Actually, Seslar was hardly sleeping on the job before the enforced shut-down. In fact, she was hardly sleeping at all. Seslar still works at a factory, going straight from her day job to open Convolution Records at 4 pm every week day. “I work about 80 hours a week,” she says. “It’s like having two full time jobs. Sometimes when I get home, I’m exhausted, but I’m so dead set on doing this that it doesn’t really matter.”
“I want Fort Wayne to have an awesome underground record store,” she continues. “Especially with the expansion of IPFW… you know, we have so many colleges in this town, you’d think we would have a store like this. I know it can sustain itself, I’ve been doing it for two years, and new customers just keep coming.”
When Seslar opened Convolution Records in September of 2003, she had never owned her own business or even worked in a record store. A huge fan of all kinds of music, Seslar used to sell CDs at local music shows, and organize and promote concerts and other events. She started Convolution Records with the idea of one day turning it into the kind of unique, eclectic record store you would find in a big city or a college town.
Seslar would be the first to say that it’s not quite there yet.

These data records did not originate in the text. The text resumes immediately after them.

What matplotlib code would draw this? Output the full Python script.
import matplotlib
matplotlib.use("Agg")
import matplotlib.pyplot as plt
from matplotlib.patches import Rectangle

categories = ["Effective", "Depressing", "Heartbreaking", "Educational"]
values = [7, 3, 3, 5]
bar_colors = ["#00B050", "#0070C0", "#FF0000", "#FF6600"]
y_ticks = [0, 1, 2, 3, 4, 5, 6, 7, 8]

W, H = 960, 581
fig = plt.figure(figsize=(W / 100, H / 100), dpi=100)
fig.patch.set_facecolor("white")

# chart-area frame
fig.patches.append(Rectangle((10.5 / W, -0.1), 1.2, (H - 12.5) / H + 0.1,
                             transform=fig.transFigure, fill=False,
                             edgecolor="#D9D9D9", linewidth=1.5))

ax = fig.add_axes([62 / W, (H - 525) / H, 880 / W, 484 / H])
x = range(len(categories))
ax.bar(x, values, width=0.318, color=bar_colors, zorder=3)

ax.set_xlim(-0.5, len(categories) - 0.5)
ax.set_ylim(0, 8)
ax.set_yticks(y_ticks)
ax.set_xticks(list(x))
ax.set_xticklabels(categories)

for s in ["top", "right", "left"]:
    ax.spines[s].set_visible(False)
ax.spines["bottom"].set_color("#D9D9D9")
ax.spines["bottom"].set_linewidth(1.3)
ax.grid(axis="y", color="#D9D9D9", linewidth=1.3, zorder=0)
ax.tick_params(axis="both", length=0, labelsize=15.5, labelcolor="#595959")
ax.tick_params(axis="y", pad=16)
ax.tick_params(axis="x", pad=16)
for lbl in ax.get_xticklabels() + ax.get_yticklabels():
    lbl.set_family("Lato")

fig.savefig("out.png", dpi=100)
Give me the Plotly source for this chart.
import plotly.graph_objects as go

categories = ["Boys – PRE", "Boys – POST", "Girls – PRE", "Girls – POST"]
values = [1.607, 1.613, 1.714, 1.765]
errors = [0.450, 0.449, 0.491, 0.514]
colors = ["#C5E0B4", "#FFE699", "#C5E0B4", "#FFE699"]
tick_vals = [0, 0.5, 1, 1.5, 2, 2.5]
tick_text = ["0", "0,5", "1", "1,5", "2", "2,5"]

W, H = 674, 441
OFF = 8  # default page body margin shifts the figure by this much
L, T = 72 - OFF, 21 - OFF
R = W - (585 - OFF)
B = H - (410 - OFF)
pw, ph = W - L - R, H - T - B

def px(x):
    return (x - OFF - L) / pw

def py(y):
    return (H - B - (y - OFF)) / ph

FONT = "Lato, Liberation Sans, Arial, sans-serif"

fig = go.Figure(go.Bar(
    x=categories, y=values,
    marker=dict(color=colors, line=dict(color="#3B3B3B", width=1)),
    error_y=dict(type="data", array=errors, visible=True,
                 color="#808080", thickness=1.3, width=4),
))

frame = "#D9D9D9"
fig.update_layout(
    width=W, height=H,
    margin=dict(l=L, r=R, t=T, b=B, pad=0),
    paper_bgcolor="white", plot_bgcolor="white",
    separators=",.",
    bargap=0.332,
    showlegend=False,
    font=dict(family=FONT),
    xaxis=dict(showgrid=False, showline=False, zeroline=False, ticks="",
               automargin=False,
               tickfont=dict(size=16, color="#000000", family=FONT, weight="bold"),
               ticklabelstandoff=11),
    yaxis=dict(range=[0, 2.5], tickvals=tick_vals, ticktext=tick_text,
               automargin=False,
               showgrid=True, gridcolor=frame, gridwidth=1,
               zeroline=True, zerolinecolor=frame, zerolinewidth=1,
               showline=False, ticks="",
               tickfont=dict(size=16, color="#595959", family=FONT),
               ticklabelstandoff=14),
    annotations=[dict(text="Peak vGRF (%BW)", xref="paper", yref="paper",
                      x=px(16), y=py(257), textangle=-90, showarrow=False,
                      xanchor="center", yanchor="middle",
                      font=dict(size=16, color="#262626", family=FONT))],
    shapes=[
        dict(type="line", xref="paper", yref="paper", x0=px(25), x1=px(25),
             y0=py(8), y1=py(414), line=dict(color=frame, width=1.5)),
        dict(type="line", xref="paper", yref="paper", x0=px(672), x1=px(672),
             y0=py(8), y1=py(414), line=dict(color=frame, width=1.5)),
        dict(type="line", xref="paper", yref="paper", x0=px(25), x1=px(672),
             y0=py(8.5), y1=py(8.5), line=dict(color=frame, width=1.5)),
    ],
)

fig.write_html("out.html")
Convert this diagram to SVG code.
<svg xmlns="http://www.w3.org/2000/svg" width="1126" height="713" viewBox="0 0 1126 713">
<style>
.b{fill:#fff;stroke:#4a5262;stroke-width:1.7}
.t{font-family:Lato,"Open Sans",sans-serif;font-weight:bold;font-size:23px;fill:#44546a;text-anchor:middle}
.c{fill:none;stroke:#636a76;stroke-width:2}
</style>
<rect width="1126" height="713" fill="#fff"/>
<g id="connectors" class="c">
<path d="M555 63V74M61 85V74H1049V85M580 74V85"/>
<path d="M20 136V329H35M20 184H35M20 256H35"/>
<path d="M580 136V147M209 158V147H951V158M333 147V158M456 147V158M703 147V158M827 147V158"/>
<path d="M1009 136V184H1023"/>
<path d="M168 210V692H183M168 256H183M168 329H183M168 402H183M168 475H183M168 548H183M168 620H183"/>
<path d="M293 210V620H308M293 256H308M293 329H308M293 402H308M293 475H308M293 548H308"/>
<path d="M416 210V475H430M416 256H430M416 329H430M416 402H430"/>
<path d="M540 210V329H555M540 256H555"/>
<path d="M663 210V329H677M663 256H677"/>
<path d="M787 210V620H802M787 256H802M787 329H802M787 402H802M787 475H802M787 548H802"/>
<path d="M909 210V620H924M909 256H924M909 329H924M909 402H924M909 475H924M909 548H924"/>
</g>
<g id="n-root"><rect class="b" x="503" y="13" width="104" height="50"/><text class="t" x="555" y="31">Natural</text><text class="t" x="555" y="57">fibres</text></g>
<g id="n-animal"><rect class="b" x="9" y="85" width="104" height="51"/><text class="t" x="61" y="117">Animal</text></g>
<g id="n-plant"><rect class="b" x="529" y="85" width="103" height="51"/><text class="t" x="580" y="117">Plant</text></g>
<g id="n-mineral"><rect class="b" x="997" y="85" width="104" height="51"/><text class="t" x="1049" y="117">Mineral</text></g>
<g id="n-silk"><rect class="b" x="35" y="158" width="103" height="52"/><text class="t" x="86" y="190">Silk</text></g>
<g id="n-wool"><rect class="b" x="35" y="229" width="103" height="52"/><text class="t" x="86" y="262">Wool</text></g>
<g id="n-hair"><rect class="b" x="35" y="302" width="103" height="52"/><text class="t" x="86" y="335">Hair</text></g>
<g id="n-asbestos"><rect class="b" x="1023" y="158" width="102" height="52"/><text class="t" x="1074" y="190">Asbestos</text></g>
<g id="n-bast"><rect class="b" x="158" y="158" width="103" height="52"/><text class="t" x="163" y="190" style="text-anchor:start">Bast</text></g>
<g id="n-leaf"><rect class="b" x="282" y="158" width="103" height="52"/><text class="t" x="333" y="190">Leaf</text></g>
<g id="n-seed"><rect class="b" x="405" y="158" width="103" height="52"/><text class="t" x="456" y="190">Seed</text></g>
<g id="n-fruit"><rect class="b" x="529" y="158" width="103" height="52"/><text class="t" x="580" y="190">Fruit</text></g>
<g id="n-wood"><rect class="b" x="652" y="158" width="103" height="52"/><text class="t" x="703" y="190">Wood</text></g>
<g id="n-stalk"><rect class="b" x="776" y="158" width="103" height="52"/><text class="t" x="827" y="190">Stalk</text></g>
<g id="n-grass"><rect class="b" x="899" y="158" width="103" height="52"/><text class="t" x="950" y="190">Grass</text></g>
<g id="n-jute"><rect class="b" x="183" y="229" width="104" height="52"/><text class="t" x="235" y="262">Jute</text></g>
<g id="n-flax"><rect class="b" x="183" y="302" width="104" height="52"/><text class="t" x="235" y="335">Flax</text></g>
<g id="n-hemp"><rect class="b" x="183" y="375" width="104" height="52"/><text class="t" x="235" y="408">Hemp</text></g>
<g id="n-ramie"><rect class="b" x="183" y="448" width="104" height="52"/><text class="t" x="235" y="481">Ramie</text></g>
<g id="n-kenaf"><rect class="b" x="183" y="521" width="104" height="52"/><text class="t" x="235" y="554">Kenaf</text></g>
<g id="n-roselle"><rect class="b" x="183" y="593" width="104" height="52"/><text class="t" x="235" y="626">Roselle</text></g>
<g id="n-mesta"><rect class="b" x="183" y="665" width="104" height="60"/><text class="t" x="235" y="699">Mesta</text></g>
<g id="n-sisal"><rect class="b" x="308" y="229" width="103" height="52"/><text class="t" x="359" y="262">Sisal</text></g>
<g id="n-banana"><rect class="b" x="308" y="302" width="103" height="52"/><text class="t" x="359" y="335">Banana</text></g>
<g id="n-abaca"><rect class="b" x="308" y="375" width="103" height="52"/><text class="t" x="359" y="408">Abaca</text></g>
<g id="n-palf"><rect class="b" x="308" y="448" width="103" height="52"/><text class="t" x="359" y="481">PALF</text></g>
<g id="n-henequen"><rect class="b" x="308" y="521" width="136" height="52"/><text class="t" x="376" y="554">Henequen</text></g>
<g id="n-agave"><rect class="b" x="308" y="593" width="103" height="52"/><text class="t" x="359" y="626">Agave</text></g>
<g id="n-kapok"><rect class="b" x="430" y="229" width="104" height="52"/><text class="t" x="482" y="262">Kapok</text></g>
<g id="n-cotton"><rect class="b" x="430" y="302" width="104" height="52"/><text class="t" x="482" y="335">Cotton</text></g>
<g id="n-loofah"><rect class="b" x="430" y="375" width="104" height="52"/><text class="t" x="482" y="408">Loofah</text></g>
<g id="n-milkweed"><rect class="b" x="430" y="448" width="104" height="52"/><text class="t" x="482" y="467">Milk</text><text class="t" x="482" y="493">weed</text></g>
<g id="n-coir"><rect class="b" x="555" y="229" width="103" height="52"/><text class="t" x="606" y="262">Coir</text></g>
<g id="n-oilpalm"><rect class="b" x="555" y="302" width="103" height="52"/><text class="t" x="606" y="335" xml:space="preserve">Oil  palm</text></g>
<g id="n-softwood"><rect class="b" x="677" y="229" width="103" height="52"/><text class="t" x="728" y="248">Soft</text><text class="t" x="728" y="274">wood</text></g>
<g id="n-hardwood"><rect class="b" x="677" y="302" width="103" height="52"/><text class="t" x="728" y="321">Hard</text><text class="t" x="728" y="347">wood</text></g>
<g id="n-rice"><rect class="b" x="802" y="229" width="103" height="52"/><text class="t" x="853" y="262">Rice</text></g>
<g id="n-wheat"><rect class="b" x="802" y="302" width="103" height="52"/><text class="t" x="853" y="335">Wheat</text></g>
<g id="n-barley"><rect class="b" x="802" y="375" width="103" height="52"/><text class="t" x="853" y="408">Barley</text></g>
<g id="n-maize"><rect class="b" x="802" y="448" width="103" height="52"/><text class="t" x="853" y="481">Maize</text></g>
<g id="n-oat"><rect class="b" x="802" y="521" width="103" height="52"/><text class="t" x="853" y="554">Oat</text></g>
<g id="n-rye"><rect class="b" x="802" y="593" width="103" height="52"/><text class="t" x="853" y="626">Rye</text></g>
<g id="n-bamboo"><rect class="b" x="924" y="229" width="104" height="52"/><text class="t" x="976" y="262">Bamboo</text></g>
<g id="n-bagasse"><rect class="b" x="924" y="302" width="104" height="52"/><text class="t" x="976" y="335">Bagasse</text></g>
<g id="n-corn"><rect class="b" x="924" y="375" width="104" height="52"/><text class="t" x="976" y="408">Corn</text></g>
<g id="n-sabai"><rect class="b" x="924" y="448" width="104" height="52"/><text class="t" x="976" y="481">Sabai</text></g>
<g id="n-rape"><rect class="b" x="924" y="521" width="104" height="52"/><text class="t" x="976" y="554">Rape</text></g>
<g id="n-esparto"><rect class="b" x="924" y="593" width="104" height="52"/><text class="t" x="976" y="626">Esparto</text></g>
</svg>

But even though the space and the hours might not seem ideal, Seslar says that Convolution Records has been able to survive by turning what many might see as negatives into assets. Yes, she would love a traditional store space, and she would love to have the store open full-time, but… “Obviously, one of the reasons I’ve stayed in business so long is that I’ve been in this space, and it’s cheap,” she says. “A store front would cost me twice what I pay here.”
In short, she’s been able to grow Convolution Records by sticking to her original business plan — slowly but surely expanding her selection rather than trying to become a gigantic mega-store overnight.
Despite working two jobs, Seslar also finds time to help out with the recently formed Built To Shine arts collective. The group’s goals are still in the formative stages, but right now Seslar says they’re trying to raise enough money to buy or lease a building to use as a concert venue — something she tried with Convolution Records that didn’t quite work out. “Our model is the Firehouse in North Manchester,” Seslar explains. “We want something like that for Fort Wayne. There are so many good bands that just sort of skip over Indiana altogether. It’s nice that we’re just two or three hours for a lot of major cities, but I’m sick of going out of town to see a good show. We want to see something like that here.”
Right now, though, Seslar is concentrating on taking Convolution Records to the next level. “I would like to get it open full-time by next year,” she says. “I’ve got to do something, because 4 – 9 during the week? They’re decent hours, but there’s a lot of people who go to class, or work these hours.”
And as far as the death of the traditional record store goes, Seslar believes that has been greatly exaggerated. “Just from seeing my store expand, I know that that’s the case,” she says. “People still want to buy CDs, still want to buy records. They still love the experience of coming into a record store and browsing.”